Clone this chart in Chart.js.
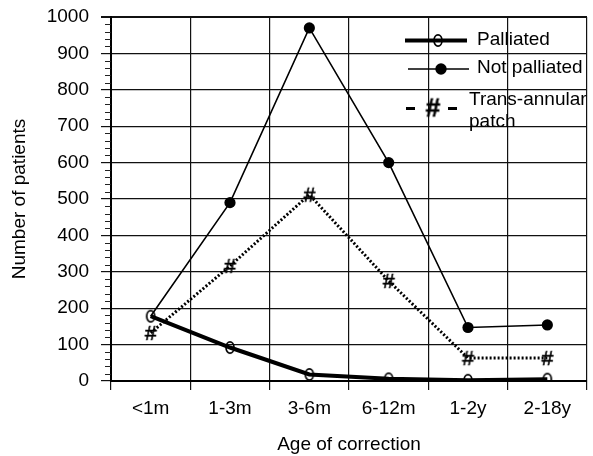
<!DOCTYPE html>
<html>
<head>
<meta charset="utf-8">
<script src="https://cdn.jsdelivr.net/npm/chart.js@4"></script>
<style>
    html, body { margin: 0; padding: 0; background: #fff; overflow: hidden; }
    #wrap { position: relative; width: 595px; height: 456px; }
</style>
</head>
<body>
<div id="wrap"><canvas id="chart-age-correction"></canvas></div>
<script>
// ── Number of patients by age of correction ──────────────────────────────────

var ages         = ['<1m', '1-3m', '3-6m', '6-12m', '1-2y', '2-18y'];
var palliated    = [178, 92, 18, 6, 2, 5];
var notPalliated = [178, 490, 970, 600, 147, 154];
var transAnnular = [132, 316, 512, 275, 63, 63];
var yMin = 0, yMax = 1000, yStep = 100, yMinorStep = 20;

var FONT = '"Liberation Sans", Arial, Helvetica, sans-serif';

// Hollow "o" marker (drawn as an upright ellipse, the line shows through)
function ovalMark() {
    var c = document.createElement('canvas');
    c.width = 12; c.height = 15;
    var g = c.getContext('2d');
    g.strokeStyle = '#000';
    g.lineWidth = 1.7;
    g.beginPath();
    g.ellipse(6, 7.5, 4, 5.6, 0, 0, Math.PI * 2);
    g.stroke();
    return c;
}

// "#" marker for the trans-annular patch series
function hashMark(size, bold) {
    var c = document.createElement('canvas');
    c.width = Math.ceil(size * 0.8); c.height = Math.ceil(size * 1.1);
    var g = c.getContext('2d');
    g.fillStyle = '#000';
    g.strokeStyle = '#000';
    g.lineWidth = 0.6;
    g.font = (bold ? 'bold ' : '') + size + 'px ' + FONT;
    g.textAlign = 'center';
    g.textBaseline = 'middle';
    g.fillText('#', c.width / 2, c.height / 2 + 1);
    g.strokeText('#', c.width / 2, c.height / 2 + 1);
    return c;
}

var oval = ovalMark();
var hash = hashMark(21, false);
var hashBig = hashMark(26, true);

// Minor ticks on the y axis (every 20)
var minorTicksPlugin = {
    id: 'minorTicks',
    afterDraw: function (chart) {
        var ctx = chart.ctx, y = chart.scales.y, left = chart.chartArea.left;
        ctx.save();
        ctx.strokeStyle = '#222';
        ctx.lineWidth = 1;
        for (var v = yMin; v <= yMax; v += yMinorStep) {
            if (v % yStep === 0) continue;
            var py = Math.round(y.getPixelForValue(v)) + 0.5;
            ctx.beginPath();
            ctx.moveTo(left - 6, py);
            ctx.lineTo(left, py);
            ctx.stroke();
        }
        ctx.restore();
    }
};

// Legend drawn inside the plot, top right
var insideLegendPlugin = {
    id: 'insideLegend',
    afterDraw: function (chart) {
        var ctx = chart.ctx;
        ctx.save();
        ctx.strokeStyle = '#000';
        ctx.fillStyle = '#000';
        ctx.font = '19px ' + FONT;
        ctx.textAlign = 'left';
        ctx.textBaseline = 'middle';

        // Palliated
        ctx.lineWidth = 4;
        ctx.beginPath(); ctx.moveTo(405, 40.5); ctx.lineTo(467, 40.5); ctx.stroke();
        ctx.drawImage(oval, 438 - oval.width / 2, 40.5 - oval.height / 2);
        ctx.fillText('Palliated', 477, 40);

        // Not palliated
        ctx.lineWidth = 1.5;
        ctx.beginPath(); ctx.moveTo(408, 69); ctx.lineTo(469, 69); ctx.stroke();
        ctx.beginPath(); ctx.arc(441, 69, 5.7, 0, Math.PI * 2); ctx.fill();
        ctx.fillText('Not palliated', 477, 68);

        // Trans-annular patch
        ctx.fillRect(406, 107, 9, 3);
        ctx.fillRect(448, 107, 9, 3);
        ctx.drawImage(hashBig, 433 - hashBig.width / 2, 108 - hashBig.height / 2);
        ctx.fillText('Trans-annular', 469, 100);
        ctx.fillText('patch', 469, 122);
        ctx.restore();
    }
};

/* global Chart */
new Chart(document.getElementById('chart-age-correction'), {
    type: 'line',
    data: {
        labels: ages,
        datasets: [
            {
                label: 'Palliated',
                data: palliated,
                borderColor: '#000',
                borderWidth: 4,
                pointStyle: oval,
                tension: 0,
                order: 1
            },
            {
                label: 'Not palliated',
                data: notPalliated,
                borderColor: '#000',
                backgroundColor: '#000',
                borderWidth: 1.6,
                pointStyle: 'circle',
                pointRadius: [0, 5.6, 5.6, 5.6, 5.6, 5.6],
                pointBorderWidth: 0,
                tension: 0,
                order: 2
            },
            {
                label: 'Trans-annular patch',
                data: transAnnular,
                borderColor: '#000',
                borderWidth: 3,
                borderDash: [2, 2],
                borderCapStyle: 'butt',
                pointStyle: hash,
                tension: 0,
                order: 3
            }
        ]
    },
    options: {
        responsive: true,
        maintainAspectRatio: false,
        animation: false,
        layout: { padding: { top: 17, right: 1, left: 0, bottom: 0 } },
        plugins: {
            legend: { display: false },
            tooltip: { enabled: false }
        },
        scales: {
            x: {
                offset: true,
                grid: { offset: true, color: '#111', lineWidth: 1.2, tickLength: 9 },
                border: { color: '#000', width: 2 },
                ticks: { color: '#000', font: { size: 19, family: FONT }, padding: 7, maxRotation: 0 },
                title: {
                    display: true, text: 'Age of correction', color: '#000',
                    font: { size: 19, family: FONT }, padding: { top: 0, bottom: 0 }
                },
                afterFit: function (s) {
                    s.height = 75;
                    s.paddingLeft = 0; s.paddingRight = 0;
                }
            },
            y: {
                min: yMin,
                max: yMax,
                grid: {
                    color: '#111',
                    lineWidth: function (c) { return c.tick && c.tick.value === yMax ? 2 : 1.2; },
                    tickLength: 10
                },
                border: { color: '#000', width: 2 },
                ticks: {
                    stepSize: yStep, color: '#000', font: { size: 19, family: FONT }, padding: 12,
                    callback: function (v) { return String(v); }
                },
                title: {
                    display: true, text: 'Number of patients', color: '#000',
                    font: { size: 19, family: FONT }, padding: { top: 8, bottom: 0 }
                },
                afterFit: function (s) {
                    s.width = 111;
                    s.paddingTop = 0; s.paddingBottom = 0;
                }
            }
        }
    },
    plugins: [minorTicksPlugin, insideLegendPlugin]
});
</script>
</body>
</html>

# # # # #

» **REQUIREMENTS**:
Repeat the lines above, starting at the first and stopping after the line that holds "Arial, Helvetica, sans-serif';", with the pictures left out.

» **CORRECT RESULT**:
Clone this chart in Chart.js.
<!DOCTYPE html>
<html>
<head>
<meta charset="utf-8">
<script src="https://cdn.jsdelivr.net/npm/chart.js@4"></script>
<style>
    html, body { margin: 0; padding: 0; background: #fff; overflow: hidden; }
    #wrap { position: relative; width: 595px; height: 456px; }
</style>
</head>
<body>
<div id="wrap"><canvas id="chart-age-correction"></canvas></div>
<script>
// ── Number of patients by age of correction ──────────────────────────────────

var ages         = ['<1m', '1-3m', '3-6m', '6-12m', '1-2y', '2-18y'];
var palliated    = [178, 92, 18, 6, 2, 5];
var notPalliated = [178, 490, 970, 600, 147, 154];
var transAnnular = [132, 316, 512, 275, 63, 63];
var yMin = 0, yMax = 1000, yStep = 100, yMinorStep = 20;

var FONT = '"Liberation Sans", Arial, Helvetica, sans-serif';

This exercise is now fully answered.